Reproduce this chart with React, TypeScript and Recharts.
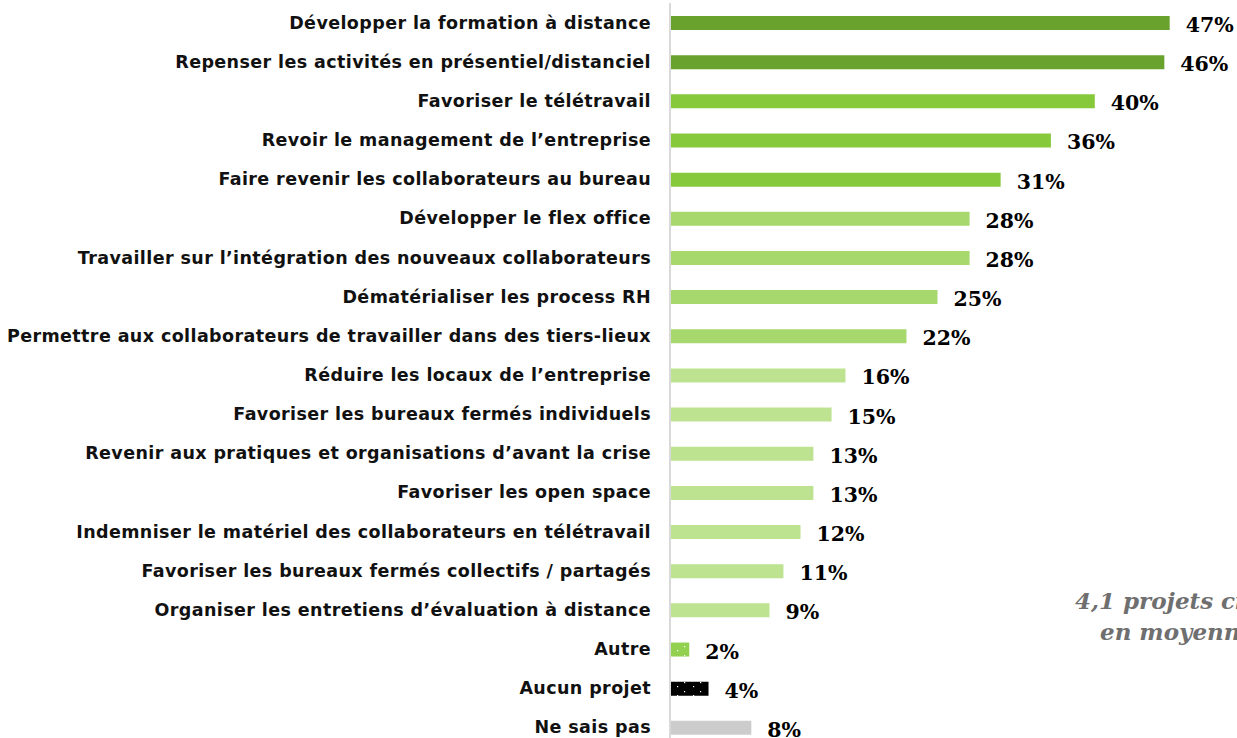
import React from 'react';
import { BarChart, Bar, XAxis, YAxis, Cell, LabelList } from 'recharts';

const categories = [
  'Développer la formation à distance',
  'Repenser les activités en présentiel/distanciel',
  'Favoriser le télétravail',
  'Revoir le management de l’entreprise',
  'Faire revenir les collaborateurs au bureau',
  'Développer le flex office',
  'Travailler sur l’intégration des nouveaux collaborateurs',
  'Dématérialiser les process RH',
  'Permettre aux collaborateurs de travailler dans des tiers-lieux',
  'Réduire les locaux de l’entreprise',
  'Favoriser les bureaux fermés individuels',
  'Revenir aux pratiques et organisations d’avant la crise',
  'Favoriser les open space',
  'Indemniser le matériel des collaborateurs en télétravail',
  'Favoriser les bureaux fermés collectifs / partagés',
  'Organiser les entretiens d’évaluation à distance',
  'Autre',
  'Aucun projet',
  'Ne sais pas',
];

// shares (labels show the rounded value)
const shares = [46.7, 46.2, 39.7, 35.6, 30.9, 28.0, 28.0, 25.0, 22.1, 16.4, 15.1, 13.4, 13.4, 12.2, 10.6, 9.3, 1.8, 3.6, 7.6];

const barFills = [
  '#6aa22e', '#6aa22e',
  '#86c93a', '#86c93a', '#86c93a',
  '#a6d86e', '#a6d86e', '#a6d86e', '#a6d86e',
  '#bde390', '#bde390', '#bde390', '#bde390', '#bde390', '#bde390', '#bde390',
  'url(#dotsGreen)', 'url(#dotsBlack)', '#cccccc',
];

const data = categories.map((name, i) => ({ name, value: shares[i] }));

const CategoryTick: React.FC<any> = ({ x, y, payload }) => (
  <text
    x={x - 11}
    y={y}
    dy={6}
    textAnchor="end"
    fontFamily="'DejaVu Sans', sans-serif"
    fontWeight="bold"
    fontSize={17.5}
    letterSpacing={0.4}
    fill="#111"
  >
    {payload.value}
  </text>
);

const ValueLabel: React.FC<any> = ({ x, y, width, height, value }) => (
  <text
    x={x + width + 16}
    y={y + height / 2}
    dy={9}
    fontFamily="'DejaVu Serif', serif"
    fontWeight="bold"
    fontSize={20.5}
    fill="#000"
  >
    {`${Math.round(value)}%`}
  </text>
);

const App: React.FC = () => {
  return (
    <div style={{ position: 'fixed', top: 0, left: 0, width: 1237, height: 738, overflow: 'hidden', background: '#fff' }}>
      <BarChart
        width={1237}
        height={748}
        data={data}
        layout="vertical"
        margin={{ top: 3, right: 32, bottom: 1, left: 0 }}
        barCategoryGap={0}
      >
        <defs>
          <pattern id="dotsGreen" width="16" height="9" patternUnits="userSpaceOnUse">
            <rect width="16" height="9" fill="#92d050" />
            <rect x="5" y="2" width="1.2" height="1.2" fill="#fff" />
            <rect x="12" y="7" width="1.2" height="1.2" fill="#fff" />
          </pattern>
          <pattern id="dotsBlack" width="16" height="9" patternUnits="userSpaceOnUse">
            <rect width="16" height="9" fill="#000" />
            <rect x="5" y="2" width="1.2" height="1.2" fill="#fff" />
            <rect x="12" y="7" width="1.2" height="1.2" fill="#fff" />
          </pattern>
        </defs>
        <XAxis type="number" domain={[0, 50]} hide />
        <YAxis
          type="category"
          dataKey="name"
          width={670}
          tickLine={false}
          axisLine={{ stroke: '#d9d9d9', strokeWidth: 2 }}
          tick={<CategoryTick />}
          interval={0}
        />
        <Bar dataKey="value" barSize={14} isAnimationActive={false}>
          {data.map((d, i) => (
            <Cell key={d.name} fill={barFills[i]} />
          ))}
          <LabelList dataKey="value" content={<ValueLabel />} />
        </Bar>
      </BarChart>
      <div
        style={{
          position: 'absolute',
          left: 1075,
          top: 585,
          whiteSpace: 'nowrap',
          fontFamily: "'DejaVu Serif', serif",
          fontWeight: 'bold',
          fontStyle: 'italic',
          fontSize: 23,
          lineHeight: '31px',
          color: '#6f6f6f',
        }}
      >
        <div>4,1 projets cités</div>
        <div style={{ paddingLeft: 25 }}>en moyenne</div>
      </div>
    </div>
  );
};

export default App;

● **Your goal**
Return to the listing above and set it down exactly, leaving out its pictures.

● **In response**
Reproduce this chart with React, TypeScript and Recharts.
import React from 'react';
import { BarChart, Bar, XAxis, YAxis, Cell, LabelList } from 'recharts';

const categories = [
  'Développer la formation à distance',
  'Repenser les activités en présentiel/distanciel',
  'Favoriser le télétravail',
  'Revoir le management de l’entreprise',
  'Faire revenir les collaborateurs au bureau',
  'Développer le flex office',
  'Travailler sur l’intégration des nouveaux collaborateurs',
  'Dématérialiser les process RH',
  'Permettre aux collaborateurs de travailler dans des tiers-lieux',
  'Réduire les locaux de l’entreprise',
  'Favoriser les bureaux fermés individuels',
  'Revenir aux pratiques et organisations d’avant la crise',
  'Favoriser les open space',
  'Indemniser le matériel des collaborateurs en télétravail',
  'Favoriser les bureaux fermés collectifs / partagés',
  'Organiser les entretiens d’évaluation à distance',
  'Autre',
  'Aucun projet',
  'Ne sais pas',
];

// shares (labels show the rounded value)
const shares = [46.7, 46.2, 39.7, 35.6, 30.9, 28.0, 28.0, 25.0, 22.1, 16.4, 15.1, 13.4, 13.4, 12.2, 10.6, 9.3, 1.8, 3.6, 7.6];

const barFills = [
  '#6aa22e', '#6aa22e',
  '#86c93a', '#86c93a', '#86c93a',
  '#a6d86e', '#a6d86e', '#a6d86e', '#a6d86e',
  '#bde390', '#bde390', '#bde390', '#bde390', '#bde390', '#bde390', '#bde390',
  'url(#dotsGreen)', 'url(#dotsBlack)', '#cccccc',
];

const data = categories.map((name, i) => ({ name, value: shares[i] }));

const CategoryTick: React.FC<any> = ({ x, y, payload }) => (
  <text
    x={x - 11}
    y={y}
    dy={6}
    textAnchor="end"
    fontFamily="'DejaVu Sans', sans-serif"
    fontWeight="bold"
    fontSize={17.5}
    letterSpacing={0.4}
    fill="#111"
  >
    {payload.value}
  </text>
);

const ValueLabel: React.FC<any> = ({ x, y, width, height, value }) => (
  <text
    x={x + width + 16}
    y={y + height / 2}
    dy={9}
    fontFamily="'DejaVu Serif', serif"
    fontWeight="bold"
    fontSize={20.5}
    fill="#000"
  >
    {`${Math.round(value)}%`}
  </text>
);

const App: React.FC = () => {
  return (
    <div style={{ position: 'fixed', top: 0, left: 0, width: 1237, height: 738, overflow: 'hidden', background: '#fff' }}>
      <BarChart
        width={1237}
        height={748}
        data={data}
        layout="vertical"
        margin={{ top: 3, right: 32, bottom: 1, left: 0 }}
        barCategoryGap={0}
      >
        <defs>
          <pattern id="dotsGreen" width="16" height="9" patternUnits="userSpaceOnUse">
            <rect width="16" height="9" fill="#92d050" />
            <rect x="5" y="2" width="1.2" height="1.2" fill="#fff" />
            <rect x="12" y="7" width="1.2" height="1.2" fill="#fff" />
          </pattern>
          <pattern id="dotsBlack" width="16" height="9" patternUnits="userSpaceOnUse">
            <rect width="16" height="9" fill="#000" />
            <rect x="5" y="2" width="1.2" height="1.2" fill="#fff" />
            <rect x="12" y="7" width="1.2" height="1.2" fill="#fff" />
          </pattern>
        </defs>
        <XAxis type="number" domain={[0, 50]} hide />
        <YAxis
          type="category"
          dataKey="name"
          width={670}
          tickLine={false}
          axisLine={{ stroke: '#d9d9d9', strokeWidth: 2 }}
          tick={<CategoryTick />}
          interval={0}
        />
        <Bar dataKey="value" barSize={14} isAnimationActive={false}>
          {data.map((d, i) => (
            <Cell key={d.name} fill={barFills[i]} />
          ))}
          <LabelList dataKey="value" content={<ValueLabel />} />
        </Bar>
      </BarChart>
      <div
        style={{
          position: 'absolute',
          left: 1075,
          top: 585,
          whiteSpace: 'nowrap',
          fontFamily: "'DejaVu Serif', serif",
          fontWeight: 'bold',
          fontStyle: 'italic',
          fontSize: 23,
          lineHeight: '31px',
          color: '#6f6f6f',
        }}
      >
        <div>4,1 projets cités</div>
        <div style={{ paddingLeft: 25 }}>en moyenne</div>
      </div>
    </div>
  );
};

export default App;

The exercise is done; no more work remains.